__Task details__: In the data below, locate each line with the word "size" and list it.

——

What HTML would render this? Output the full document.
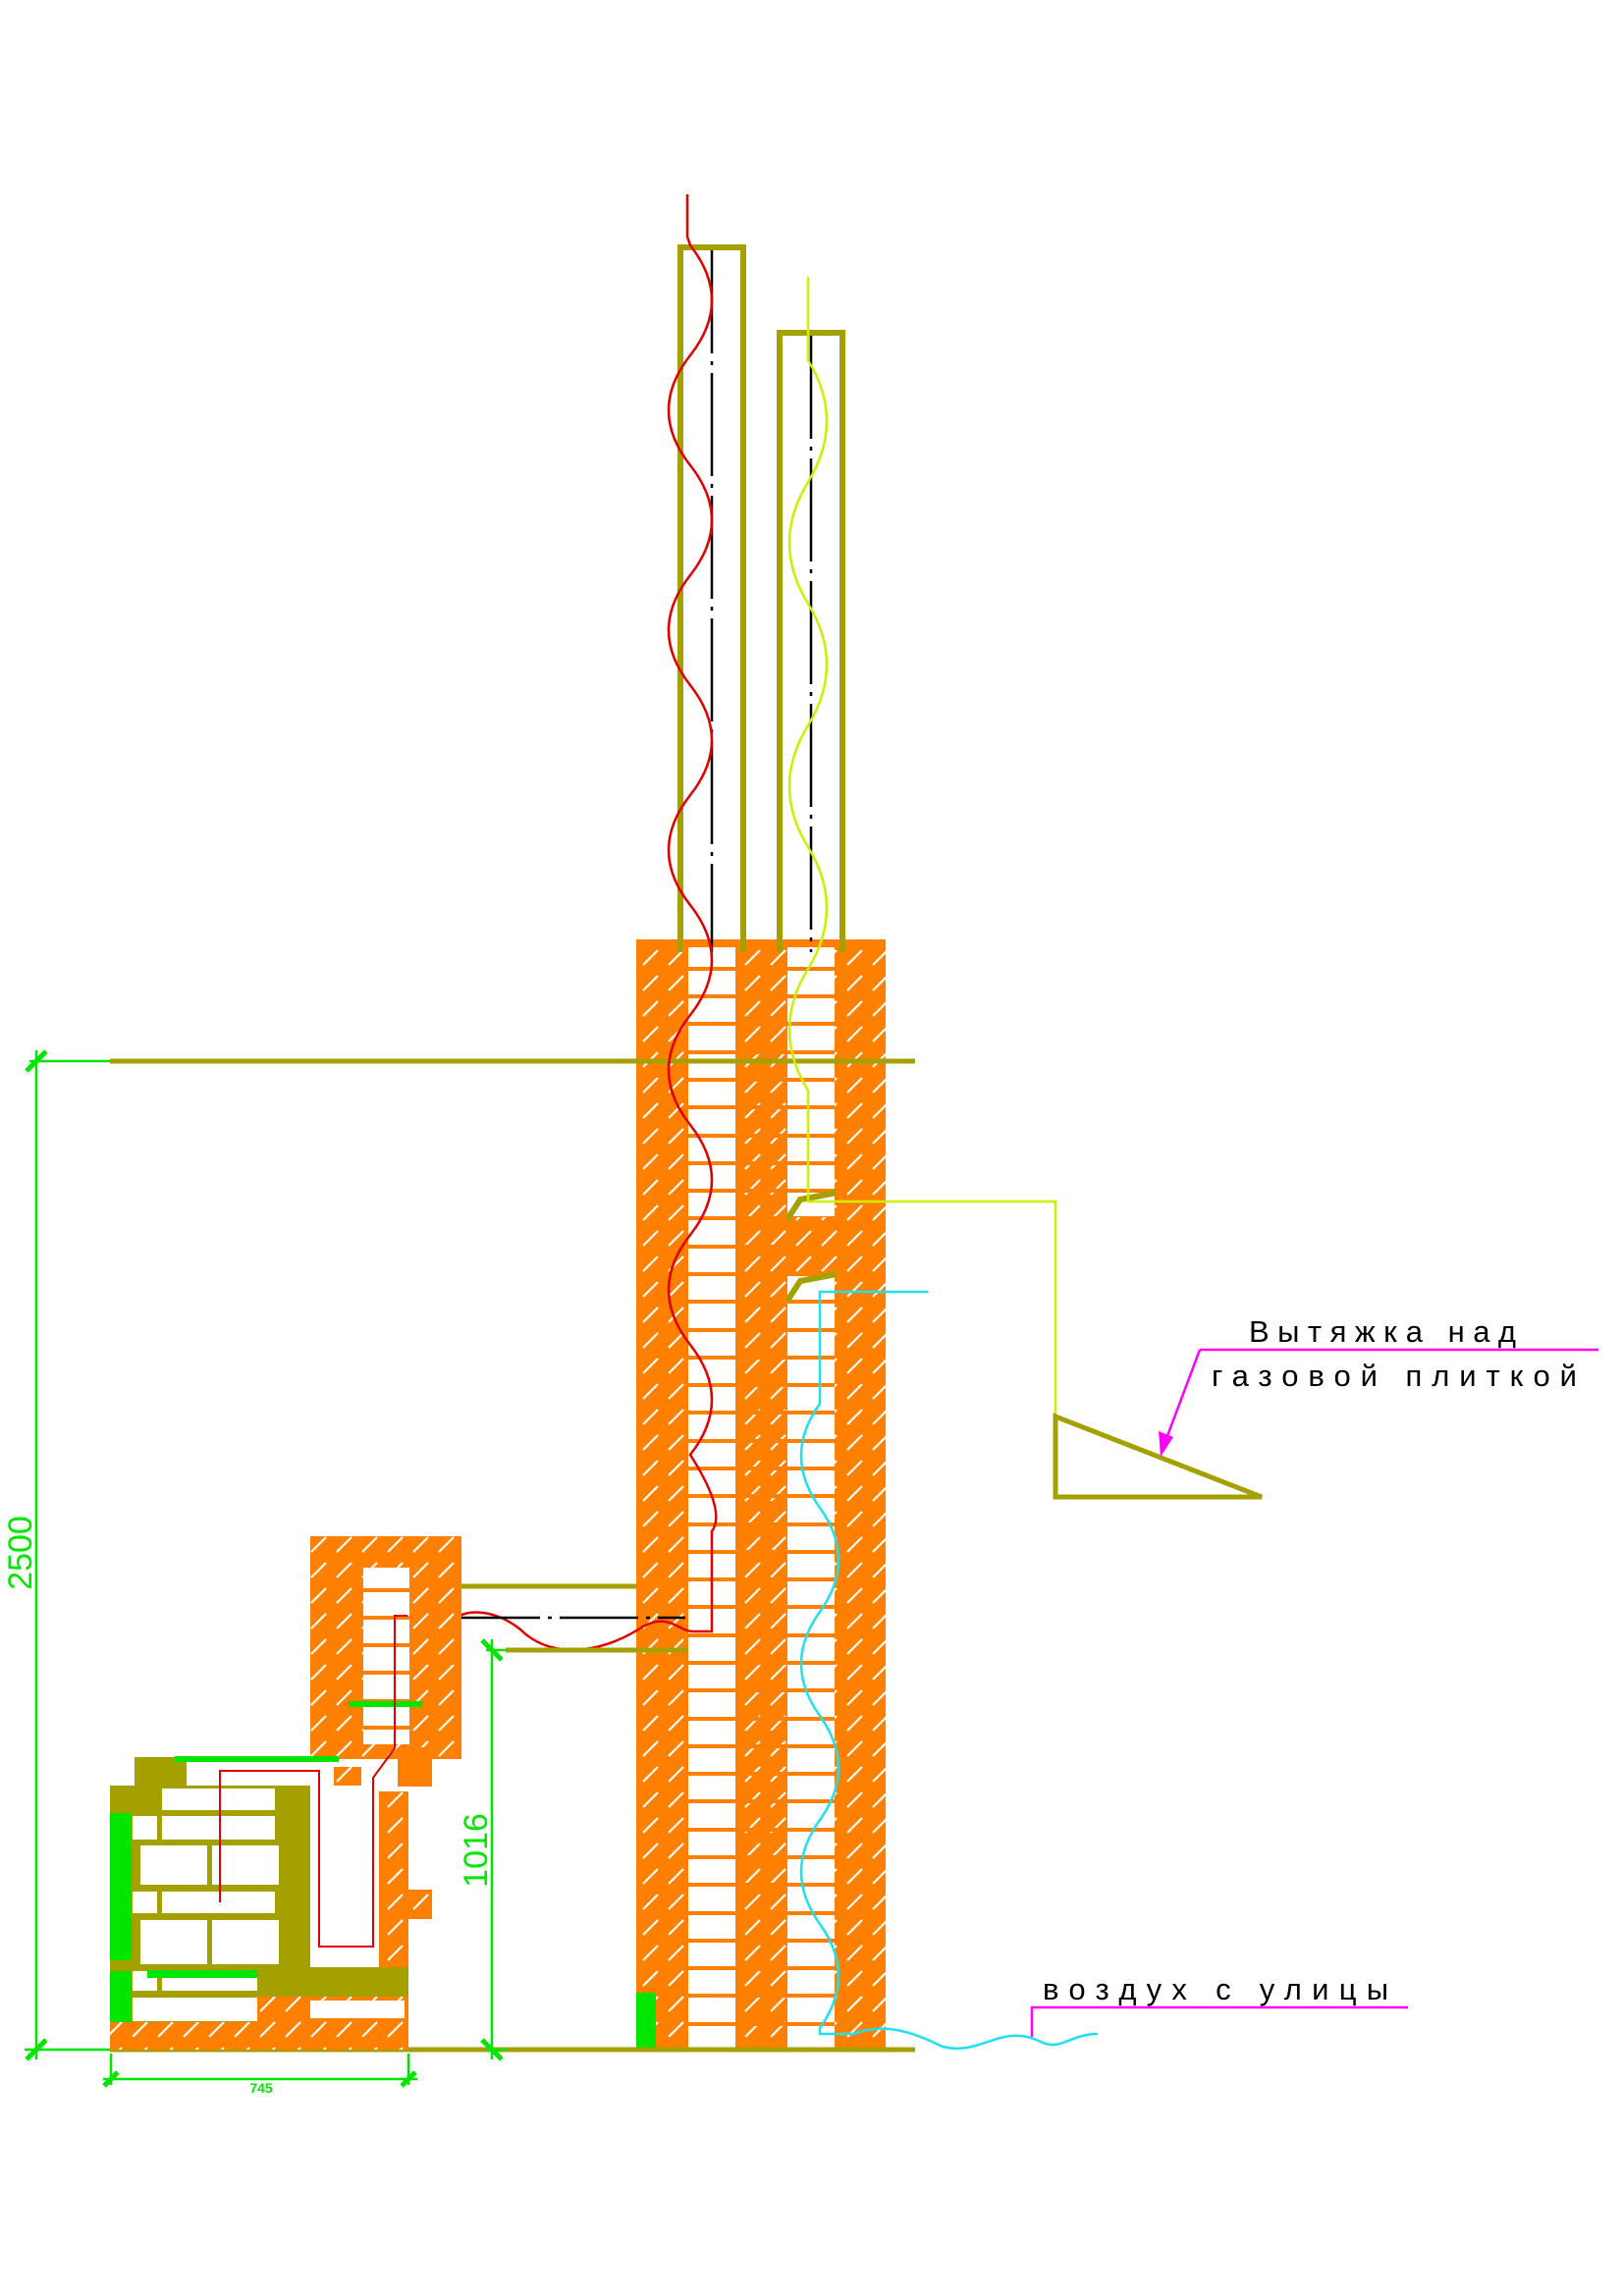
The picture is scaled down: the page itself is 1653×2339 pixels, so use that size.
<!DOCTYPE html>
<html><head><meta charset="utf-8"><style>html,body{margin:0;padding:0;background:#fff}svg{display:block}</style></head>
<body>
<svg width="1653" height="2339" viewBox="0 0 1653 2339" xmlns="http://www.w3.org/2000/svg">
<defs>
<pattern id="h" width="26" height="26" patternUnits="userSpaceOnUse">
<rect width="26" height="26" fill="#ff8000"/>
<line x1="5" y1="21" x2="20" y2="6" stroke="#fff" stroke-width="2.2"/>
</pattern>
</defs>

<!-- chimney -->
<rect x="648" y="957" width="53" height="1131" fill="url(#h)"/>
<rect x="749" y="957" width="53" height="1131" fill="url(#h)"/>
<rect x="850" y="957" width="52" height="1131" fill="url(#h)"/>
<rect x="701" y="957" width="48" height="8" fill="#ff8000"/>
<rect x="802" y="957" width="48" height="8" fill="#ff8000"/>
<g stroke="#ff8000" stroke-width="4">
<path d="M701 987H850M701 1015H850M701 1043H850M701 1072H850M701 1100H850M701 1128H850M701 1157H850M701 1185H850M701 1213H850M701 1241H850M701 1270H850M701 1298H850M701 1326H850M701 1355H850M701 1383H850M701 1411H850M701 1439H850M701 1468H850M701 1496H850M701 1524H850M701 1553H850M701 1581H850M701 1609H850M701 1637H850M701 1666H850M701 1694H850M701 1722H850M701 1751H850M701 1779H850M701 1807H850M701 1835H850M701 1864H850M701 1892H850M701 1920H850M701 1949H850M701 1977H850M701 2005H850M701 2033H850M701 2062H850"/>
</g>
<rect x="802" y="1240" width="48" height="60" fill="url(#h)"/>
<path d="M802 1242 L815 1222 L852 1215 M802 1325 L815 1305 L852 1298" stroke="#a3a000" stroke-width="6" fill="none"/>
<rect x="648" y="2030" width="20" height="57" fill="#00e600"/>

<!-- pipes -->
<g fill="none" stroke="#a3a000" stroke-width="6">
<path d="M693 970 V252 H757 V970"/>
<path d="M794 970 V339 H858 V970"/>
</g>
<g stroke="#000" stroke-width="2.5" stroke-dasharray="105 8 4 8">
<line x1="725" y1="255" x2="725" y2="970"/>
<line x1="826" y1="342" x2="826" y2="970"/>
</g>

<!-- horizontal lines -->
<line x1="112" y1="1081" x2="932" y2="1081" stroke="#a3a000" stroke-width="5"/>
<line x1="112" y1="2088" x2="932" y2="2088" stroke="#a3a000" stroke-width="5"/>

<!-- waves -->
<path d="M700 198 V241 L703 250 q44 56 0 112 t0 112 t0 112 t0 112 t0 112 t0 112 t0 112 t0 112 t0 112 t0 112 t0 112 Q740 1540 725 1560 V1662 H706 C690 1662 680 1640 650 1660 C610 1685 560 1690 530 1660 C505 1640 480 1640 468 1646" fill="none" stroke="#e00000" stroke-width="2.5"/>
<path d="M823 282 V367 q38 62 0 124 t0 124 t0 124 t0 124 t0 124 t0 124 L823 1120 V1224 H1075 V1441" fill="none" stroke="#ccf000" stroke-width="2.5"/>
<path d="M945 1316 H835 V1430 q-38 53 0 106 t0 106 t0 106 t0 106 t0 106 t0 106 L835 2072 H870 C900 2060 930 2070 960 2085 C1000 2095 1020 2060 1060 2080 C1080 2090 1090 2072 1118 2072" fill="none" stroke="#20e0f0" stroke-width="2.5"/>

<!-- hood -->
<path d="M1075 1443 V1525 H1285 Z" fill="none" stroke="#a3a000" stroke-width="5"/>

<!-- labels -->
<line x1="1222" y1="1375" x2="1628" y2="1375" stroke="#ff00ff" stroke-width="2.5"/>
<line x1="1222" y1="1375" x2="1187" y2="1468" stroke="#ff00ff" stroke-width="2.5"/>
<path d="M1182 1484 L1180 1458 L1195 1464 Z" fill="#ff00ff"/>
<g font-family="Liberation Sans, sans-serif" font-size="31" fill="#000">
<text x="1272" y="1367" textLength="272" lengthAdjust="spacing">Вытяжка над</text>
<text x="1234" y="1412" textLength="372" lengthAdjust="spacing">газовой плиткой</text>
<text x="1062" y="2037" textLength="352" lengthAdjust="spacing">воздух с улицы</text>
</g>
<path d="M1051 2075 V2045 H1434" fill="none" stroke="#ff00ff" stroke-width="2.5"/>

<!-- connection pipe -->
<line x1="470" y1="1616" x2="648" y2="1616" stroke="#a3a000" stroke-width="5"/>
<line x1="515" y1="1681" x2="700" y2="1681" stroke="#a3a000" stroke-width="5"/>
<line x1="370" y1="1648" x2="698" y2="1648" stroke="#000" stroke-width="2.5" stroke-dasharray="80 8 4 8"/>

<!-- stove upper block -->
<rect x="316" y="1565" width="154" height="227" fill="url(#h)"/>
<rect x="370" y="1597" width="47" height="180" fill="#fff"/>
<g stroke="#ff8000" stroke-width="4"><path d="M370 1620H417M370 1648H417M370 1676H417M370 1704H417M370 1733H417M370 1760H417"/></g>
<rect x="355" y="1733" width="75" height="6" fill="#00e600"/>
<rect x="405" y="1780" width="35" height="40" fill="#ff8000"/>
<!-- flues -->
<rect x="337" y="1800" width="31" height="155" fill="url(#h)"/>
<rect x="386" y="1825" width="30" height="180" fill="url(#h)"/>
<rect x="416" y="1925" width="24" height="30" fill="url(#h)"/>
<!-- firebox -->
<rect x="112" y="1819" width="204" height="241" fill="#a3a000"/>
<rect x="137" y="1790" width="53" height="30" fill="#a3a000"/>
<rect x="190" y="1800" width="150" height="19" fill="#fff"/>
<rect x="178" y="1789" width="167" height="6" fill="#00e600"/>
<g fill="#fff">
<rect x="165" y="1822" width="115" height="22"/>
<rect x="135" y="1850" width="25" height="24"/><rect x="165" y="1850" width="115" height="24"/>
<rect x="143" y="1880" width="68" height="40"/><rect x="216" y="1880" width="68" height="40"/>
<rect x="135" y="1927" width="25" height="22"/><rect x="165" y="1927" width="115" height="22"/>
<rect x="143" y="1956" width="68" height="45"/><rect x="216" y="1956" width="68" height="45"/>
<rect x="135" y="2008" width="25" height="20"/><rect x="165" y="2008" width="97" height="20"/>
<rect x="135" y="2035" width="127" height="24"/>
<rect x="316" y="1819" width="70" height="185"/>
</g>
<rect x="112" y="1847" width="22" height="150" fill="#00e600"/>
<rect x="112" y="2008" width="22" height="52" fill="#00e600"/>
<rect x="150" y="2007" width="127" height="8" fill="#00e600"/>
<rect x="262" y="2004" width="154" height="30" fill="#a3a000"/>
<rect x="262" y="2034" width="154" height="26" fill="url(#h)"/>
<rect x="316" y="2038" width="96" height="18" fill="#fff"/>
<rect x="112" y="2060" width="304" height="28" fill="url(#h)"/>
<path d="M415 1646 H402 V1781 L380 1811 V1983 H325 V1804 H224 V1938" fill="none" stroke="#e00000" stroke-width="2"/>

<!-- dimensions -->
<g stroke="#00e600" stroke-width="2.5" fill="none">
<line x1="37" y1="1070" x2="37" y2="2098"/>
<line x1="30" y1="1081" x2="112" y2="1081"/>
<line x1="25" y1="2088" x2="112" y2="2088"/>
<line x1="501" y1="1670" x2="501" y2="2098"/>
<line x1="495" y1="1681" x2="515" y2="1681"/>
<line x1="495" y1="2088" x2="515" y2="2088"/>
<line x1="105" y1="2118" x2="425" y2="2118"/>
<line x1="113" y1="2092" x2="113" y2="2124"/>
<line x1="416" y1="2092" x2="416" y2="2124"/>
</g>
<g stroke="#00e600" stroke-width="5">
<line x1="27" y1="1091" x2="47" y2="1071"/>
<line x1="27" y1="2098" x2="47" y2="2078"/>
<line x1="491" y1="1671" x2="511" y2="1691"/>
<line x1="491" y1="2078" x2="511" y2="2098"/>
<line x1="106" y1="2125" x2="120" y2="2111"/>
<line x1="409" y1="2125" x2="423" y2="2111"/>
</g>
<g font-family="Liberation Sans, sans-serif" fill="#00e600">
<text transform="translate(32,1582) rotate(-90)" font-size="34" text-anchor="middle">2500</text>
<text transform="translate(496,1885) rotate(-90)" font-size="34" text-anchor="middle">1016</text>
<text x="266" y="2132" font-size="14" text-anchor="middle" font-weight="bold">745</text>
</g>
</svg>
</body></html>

——

__Expected output__:
The picture is scaled down: the page itself is 1653×2339 pixels, so use that size.
<g font-family="Liberation Sans, sans-serif" font-size="31" fill="#000">
<text transform="translate(32,1582) rotate(-90)" font-size="34" text-anchor="middle">2500</text>
<text transform="translate(496,1885) rotate(-90)" font-size="34" text-anchor="middle">1016</text>
<text x="266" y="2132" font-size="14" text-anchor="middle" font-weight="bold">745</text>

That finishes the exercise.